**** Data lines
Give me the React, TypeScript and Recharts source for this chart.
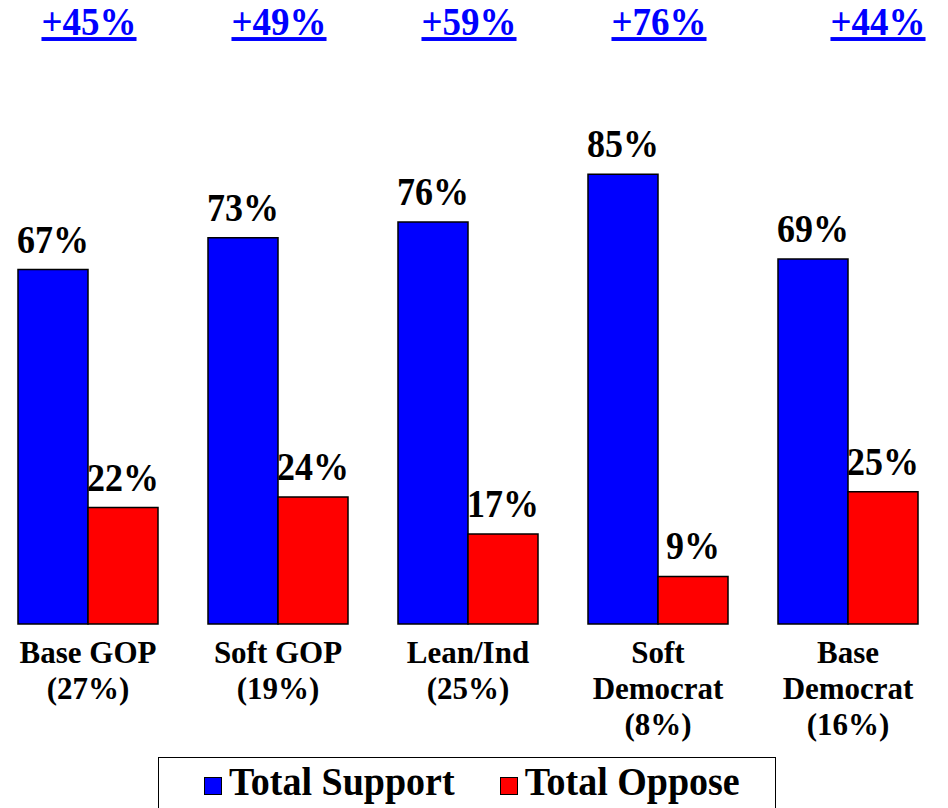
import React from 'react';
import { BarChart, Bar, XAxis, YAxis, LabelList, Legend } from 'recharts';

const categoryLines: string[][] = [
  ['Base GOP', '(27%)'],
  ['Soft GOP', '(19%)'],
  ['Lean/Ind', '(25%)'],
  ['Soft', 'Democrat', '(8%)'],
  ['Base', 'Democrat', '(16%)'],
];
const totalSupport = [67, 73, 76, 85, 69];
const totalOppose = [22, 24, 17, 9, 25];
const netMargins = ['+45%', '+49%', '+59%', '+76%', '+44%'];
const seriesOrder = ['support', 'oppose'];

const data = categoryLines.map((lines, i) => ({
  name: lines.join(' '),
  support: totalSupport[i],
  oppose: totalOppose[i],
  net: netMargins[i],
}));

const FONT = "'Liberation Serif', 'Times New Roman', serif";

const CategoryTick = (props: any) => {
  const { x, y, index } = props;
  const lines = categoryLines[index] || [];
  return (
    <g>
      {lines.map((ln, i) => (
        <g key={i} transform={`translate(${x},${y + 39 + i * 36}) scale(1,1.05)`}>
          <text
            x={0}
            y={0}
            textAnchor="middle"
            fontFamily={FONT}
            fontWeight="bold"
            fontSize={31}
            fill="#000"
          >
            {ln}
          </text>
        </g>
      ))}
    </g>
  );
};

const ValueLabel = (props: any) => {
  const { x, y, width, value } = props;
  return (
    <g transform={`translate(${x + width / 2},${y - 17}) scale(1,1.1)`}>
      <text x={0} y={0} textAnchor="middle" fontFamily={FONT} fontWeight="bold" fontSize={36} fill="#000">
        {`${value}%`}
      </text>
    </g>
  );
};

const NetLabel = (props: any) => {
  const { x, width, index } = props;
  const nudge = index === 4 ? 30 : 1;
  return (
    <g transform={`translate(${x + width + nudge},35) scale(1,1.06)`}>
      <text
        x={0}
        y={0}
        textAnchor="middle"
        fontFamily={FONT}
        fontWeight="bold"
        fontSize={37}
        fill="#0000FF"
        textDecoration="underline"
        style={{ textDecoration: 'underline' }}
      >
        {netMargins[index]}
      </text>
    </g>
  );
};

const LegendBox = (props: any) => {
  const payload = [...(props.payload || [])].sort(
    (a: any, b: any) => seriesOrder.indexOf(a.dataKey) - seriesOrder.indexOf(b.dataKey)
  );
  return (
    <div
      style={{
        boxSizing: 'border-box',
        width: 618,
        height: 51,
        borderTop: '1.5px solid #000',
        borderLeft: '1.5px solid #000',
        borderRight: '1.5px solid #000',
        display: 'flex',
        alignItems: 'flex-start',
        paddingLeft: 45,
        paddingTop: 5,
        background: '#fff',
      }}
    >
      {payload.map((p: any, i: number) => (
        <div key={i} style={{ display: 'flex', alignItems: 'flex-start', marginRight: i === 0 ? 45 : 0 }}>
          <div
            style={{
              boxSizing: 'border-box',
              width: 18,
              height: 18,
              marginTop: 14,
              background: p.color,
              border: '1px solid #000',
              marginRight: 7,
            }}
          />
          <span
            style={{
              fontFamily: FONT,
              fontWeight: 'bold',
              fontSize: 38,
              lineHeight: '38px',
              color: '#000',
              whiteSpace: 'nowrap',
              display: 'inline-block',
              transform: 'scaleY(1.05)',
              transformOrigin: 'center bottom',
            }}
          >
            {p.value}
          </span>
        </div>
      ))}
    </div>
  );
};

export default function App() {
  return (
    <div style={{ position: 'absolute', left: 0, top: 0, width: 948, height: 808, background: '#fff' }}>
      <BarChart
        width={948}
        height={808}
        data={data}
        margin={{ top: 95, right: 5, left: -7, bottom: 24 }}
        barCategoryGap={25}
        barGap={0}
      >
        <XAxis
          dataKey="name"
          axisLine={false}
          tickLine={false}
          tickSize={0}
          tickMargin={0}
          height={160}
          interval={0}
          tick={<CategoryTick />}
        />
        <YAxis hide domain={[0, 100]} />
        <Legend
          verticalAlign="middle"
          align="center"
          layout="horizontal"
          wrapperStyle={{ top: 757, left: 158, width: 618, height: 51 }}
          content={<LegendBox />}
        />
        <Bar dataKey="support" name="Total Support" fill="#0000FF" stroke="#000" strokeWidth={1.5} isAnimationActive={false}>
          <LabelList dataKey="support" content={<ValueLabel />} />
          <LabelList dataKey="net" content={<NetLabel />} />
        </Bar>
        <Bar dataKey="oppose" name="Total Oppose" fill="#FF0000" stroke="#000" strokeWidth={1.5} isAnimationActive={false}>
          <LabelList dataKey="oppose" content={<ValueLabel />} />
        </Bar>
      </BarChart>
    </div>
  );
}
********
▶ [What you should do]: Reproduce exactly the run of lines that opens the listing and closes with the line holding "YAxis, LabelList, Legend". Pictures are excluded.

▶ [Final answer]:
Give me the React, TypeScript and Recharts source for this chart.
import React from 'react';
import { BarChart, Bar, XAxis, YAxis, LabelList, Legend } from 'recharts';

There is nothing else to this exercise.